Exercise aim: Pull out every line below that holds the word "size".

+ + + + +

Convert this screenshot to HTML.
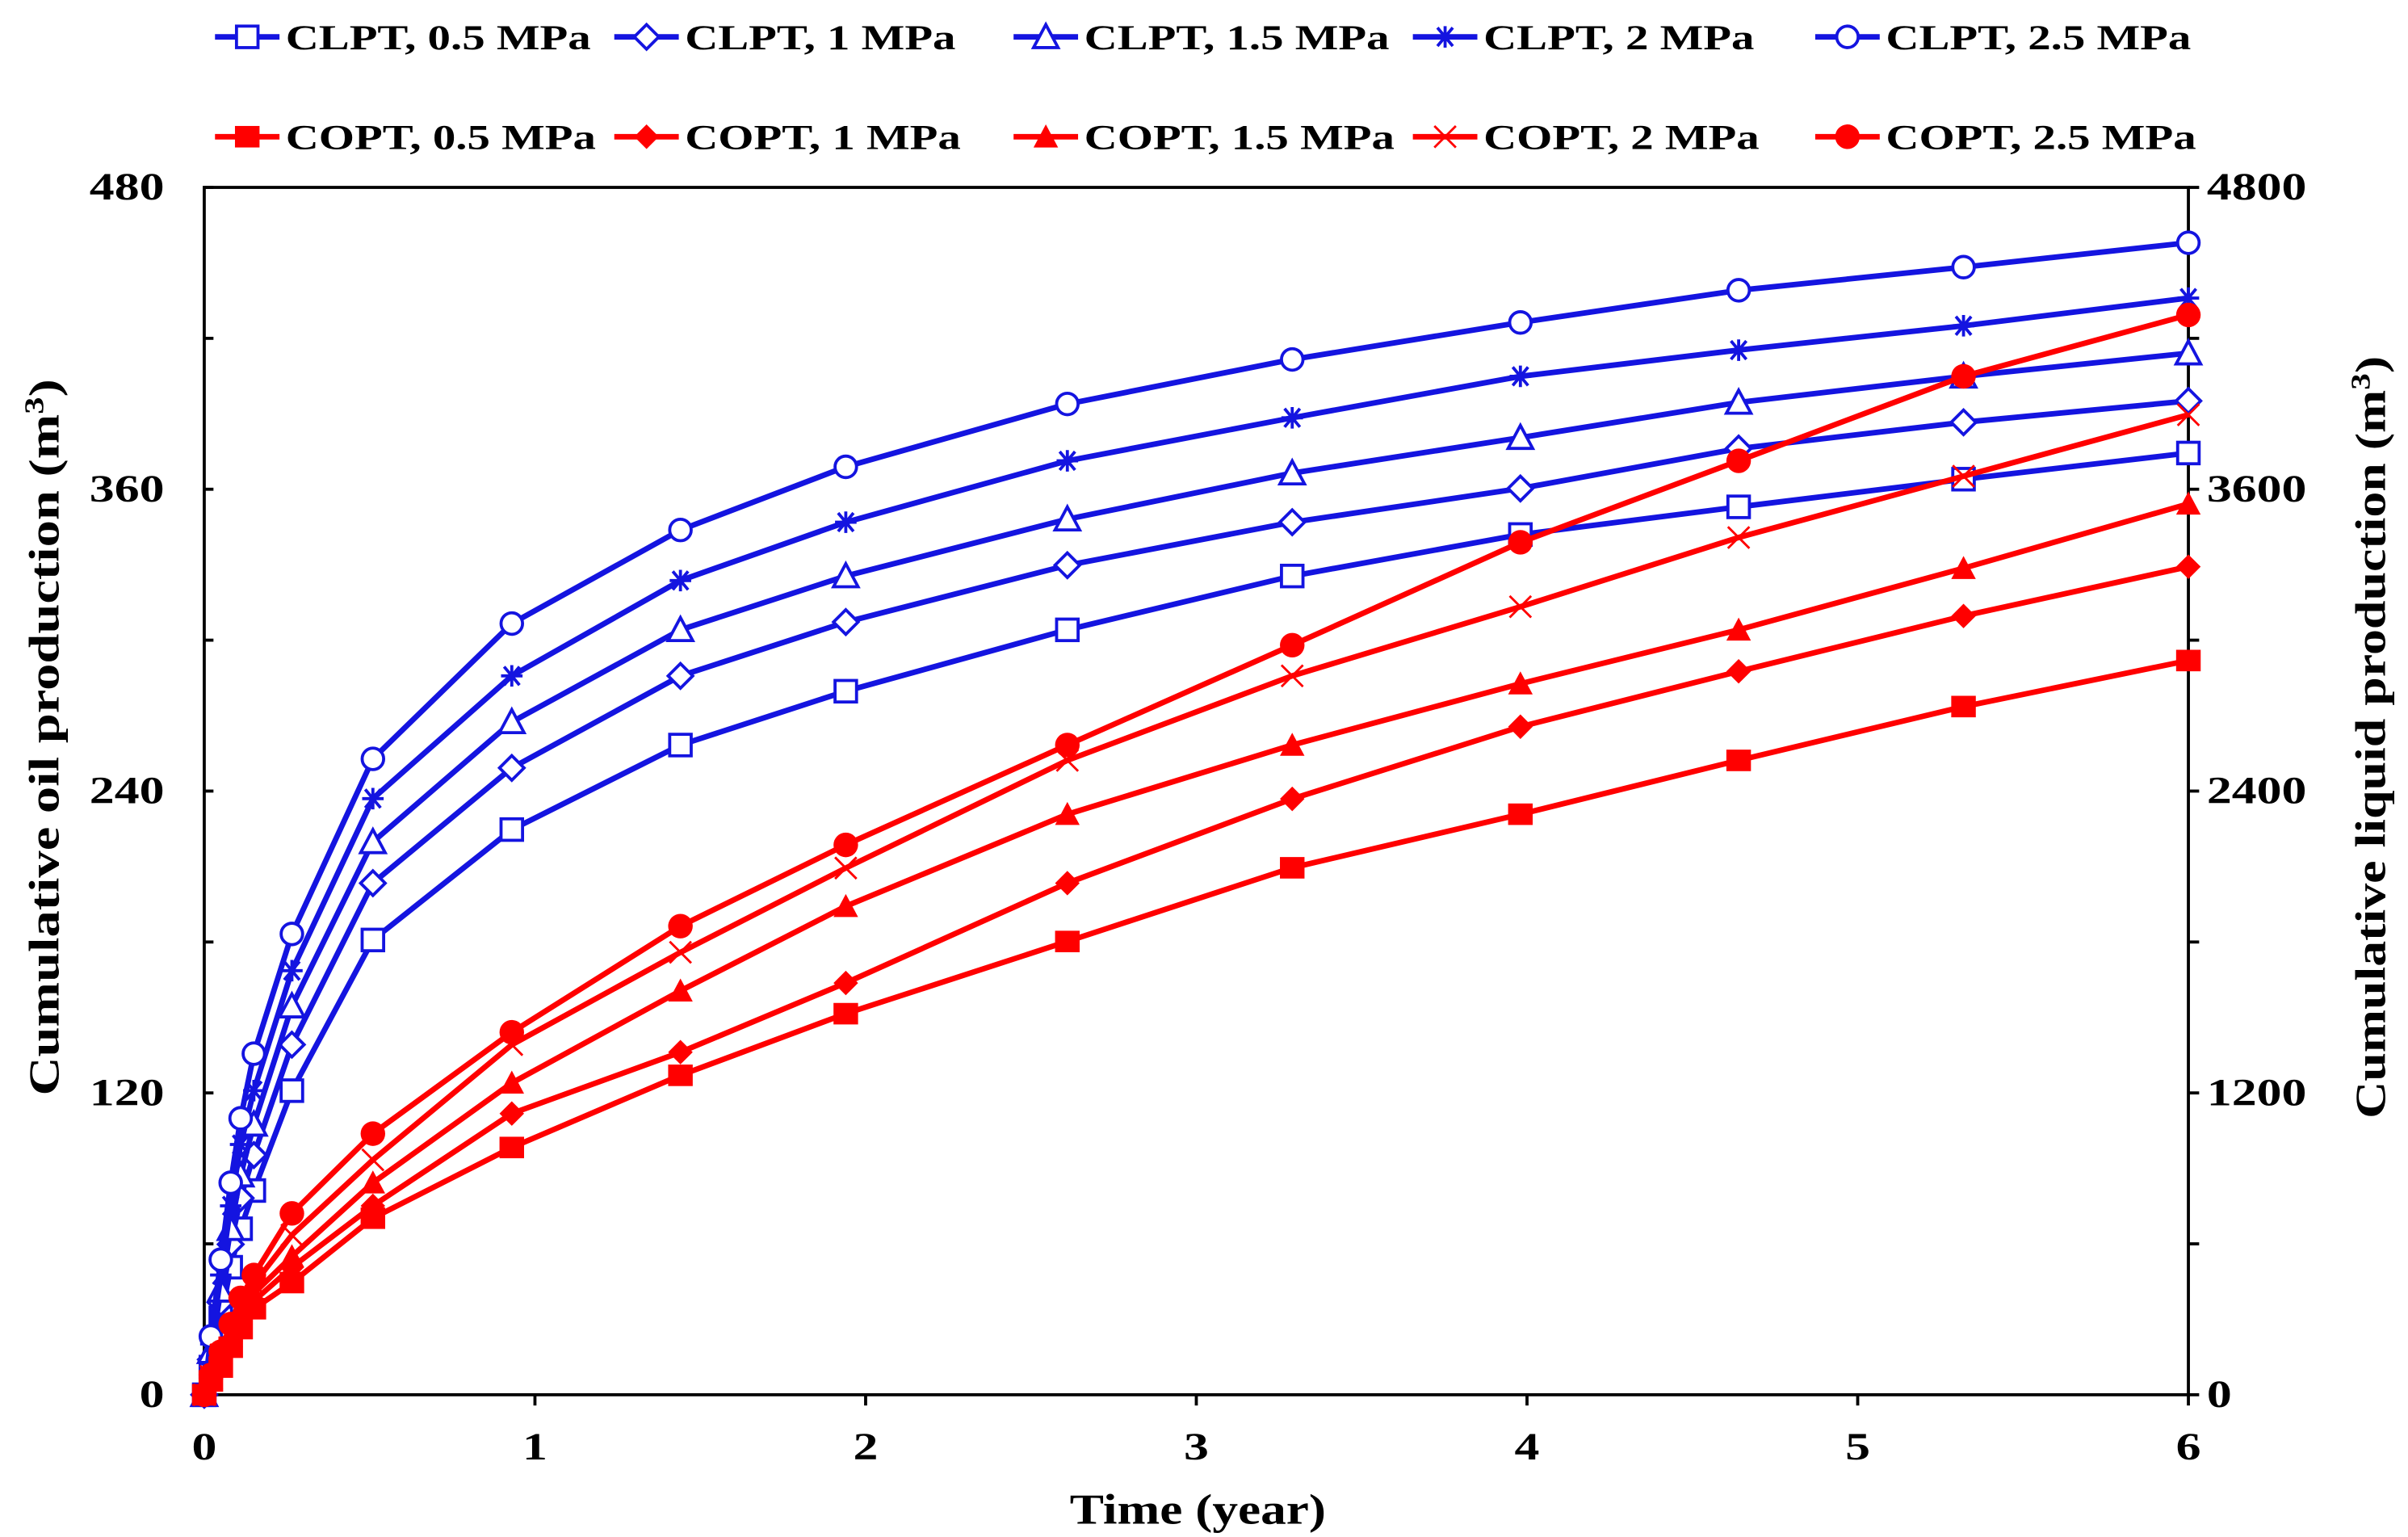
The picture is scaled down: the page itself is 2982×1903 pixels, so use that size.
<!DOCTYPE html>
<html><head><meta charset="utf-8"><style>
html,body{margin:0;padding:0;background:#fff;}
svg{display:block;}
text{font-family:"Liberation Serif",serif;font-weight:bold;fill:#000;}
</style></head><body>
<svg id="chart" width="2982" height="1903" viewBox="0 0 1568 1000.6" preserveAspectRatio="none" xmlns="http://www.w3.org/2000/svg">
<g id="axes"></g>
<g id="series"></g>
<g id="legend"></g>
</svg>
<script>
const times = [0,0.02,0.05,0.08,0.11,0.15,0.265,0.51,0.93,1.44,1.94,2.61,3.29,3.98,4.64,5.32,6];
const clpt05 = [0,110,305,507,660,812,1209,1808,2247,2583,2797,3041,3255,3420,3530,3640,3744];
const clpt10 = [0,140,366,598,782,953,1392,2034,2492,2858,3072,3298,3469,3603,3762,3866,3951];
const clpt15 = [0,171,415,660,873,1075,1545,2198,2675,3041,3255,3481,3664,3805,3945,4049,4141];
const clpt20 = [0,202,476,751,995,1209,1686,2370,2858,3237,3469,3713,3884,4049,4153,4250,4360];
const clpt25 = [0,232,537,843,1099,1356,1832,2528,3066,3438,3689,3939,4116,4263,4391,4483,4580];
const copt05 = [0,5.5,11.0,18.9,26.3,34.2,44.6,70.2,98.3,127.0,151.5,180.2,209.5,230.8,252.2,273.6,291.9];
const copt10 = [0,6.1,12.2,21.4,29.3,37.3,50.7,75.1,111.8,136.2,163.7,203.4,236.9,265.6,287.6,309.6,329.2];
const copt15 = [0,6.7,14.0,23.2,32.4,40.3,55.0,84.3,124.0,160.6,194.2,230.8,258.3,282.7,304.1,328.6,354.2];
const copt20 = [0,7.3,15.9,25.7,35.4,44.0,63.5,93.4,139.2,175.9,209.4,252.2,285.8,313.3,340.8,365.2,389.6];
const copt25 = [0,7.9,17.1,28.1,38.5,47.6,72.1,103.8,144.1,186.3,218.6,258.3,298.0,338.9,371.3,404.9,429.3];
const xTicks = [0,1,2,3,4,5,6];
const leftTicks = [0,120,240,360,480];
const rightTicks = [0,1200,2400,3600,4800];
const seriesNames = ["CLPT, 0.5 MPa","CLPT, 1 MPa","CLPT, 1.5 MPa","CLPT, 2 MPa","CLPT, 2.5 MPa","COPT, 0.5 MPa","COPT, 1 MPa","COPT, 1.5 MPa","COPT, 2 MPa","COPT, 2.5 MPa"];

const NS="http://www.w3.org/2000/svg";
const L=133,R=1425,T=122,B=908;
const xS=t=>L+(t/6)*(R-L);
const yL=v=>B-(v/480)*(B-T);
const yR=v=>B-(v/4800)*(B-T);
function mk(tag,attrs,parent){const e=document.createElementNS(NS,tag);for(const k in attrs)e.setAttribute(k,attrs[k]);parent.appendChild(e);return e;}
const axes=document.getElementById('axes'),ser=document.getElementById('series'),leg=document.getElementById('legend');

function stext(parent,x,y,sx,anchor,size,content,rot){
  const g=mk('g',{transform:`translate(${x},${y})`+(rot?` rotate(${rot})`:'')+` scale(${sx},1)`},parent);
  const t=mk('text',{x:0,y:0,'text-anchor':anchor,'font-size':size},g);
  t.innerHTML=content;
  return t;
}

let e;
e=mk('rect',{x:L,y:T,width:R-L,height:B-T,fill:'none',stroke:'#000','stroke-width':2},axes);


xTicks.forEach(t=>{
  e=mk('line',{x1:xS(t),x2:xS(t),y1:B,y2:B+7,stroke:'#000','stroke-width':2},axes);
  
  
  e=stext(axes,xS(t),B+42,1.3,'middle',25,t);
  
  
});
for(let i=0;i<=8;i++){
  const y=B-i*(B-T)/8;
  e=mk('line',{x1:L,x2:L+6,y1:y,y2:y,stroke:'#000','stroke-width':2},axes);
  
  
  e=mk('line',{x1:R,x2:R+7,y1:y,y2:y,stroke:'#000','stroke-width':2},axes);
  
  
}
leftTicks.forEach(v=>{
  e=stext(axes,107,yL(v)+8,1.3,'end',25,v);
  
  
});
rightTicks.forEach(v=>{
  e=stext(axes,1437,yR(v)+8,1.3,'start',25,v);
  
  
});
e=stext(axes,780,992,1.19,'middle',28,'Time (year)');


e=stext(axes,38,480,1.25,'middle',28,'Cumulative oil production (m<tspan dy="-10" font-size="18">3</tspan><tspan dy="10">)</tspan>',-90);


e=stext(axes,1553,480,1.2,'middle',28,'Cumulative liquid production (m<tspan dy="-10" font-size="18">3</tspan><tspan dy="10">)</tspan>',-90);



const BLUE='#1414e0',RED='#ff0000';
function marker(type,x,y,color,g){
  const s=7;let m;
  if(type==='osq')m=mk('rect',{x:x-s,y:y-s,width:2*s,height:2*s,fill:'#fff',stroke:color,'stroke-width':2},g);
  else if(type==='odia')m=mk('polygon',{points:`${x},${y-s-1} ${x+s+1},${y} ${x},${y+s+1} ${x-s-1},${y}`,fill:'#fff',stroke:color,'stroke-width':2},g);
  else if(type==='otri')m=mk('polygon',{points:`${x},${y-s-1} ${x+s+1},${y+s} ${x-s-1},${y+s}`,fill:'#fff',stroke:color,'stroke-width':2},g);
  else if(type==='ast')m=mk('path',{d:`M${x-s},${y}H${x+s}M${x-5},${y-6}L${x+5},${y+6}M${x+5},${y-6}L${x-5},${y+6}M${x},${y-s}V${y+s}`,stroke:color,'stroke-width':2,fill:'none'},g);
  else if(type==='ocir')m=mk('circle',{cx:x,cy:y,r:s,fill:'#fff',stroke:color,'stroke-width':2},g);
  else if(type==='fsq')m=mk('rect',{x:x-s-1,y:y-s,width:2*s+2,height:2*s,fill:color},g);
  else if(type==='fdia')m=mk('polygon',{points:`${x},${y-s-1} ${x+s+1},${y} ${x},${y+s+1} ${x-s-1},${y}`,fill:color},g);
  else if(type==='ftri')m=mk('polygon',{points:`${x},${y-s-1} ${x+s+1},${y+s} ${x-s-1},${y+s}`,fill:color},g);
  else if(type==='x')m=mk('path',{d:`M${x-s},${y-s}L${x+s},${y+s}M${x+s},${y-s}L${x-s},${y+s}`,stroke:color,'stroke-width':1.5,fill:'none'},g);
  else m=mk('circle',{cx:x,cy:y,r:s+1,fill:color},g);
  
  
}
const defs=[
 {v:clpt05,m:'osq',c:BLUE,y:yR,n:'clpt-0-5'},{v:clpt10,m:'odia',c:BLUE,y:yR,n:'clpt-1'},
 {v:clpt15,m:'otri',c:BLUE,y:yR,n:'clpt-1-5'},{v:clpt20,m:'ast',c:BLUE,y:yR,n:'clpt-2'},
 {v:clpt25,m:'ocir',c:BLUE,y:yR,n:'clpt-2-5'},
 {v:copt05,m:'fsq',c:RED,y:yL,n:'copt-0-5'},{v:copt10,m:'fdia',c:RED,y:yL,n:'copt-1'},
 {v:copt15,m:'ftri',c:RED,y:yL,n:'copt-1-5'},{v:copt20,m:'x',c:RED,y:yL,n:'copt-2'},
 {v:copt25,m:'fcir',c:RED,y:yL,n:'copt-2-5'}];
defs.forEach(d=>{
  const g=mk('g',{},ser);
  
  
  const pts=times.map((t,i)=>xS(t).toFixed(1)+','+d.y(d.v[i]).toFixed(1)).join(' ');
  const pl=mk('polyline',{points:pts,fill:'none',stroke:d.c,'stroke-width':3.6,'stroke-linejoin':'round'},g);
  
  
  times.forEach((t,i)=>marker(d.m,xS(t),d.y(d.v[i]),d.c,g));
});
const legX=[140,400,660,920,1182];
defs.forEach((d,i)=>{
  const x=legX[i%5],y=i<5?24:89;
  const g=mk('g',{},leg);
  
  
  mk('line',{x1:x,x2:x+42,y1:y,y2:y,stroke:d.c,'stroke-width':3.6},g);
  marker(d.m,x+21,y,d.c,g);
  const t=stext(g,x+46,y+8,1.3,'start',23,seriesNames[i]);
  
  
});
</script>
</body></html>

+ + + + +

Answer to this exercise:
The picture is scaled down: the page itself is 2982×1903 pixels, so use that size.
function stext(parent,x,y,sx,anchor,size,content,rot){
  const t=mk('text',{x:0,y:0,'text-anchor':anchor,'font-size':size},g);
e=stext(axes,38,480,1.25,'middle',28,'Cumulative oil production (m<tspan dy="-10" font-size="18">3</tspan><tspan dy="10">)</tspan>',-90);
e=stext(axes,1553,480,1.2,'middle',28,'Cumulative liquid production (m<tspan dy="-10" font-size="18">3</tspan><tspan dy="10">)</tspan>',-90);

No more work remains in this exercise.